SPF allows a maximum of 10 DNS lookups. Every include:, a, mx, exists and redirect counts. Stack Google Workspace + a newsletter tool + a CRM + a helpdesk and you're over the cap — receivers then treat SPF as broken.

How to fix it

Step 1. Count your lookups (our checker counts them recursively, including nested includes).
Step 2. Remove includes for services you no longer use — old ESPs linger in records for years.
Step 3. Don't flatten manually to IP lists: providers rotate IPs and your record silently rots.
Step 4. If you legitimately need many services, use a dynamic/hosted SPF that stays under the cap automatically.

Frequently asked

How long until fixes take effect?

DNS changes propagate within minutes to 48 hours.

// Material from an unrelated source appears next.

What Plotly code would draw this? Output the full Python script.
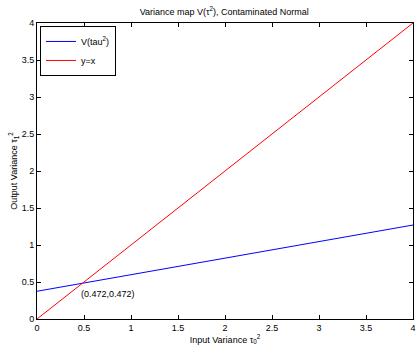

Mailbox providers pick up the new records on their next check — most senders see bounces stop within a day of correct configuration.

Does this apply if I send fewer than 5,000 emails a day?

Formal enforcement targets bulk senders, but partial authentication already costs you inbox placement at every volume — and spoofing protection matters regardless of how much you send.

Can I just ask my hosting provider to fix it?

Hosting support can add DNS records for you, but they don't know which services send as your domain. You (or a monitoring tool reading your DMARC reports) have to provide that list — that's the actual hard part.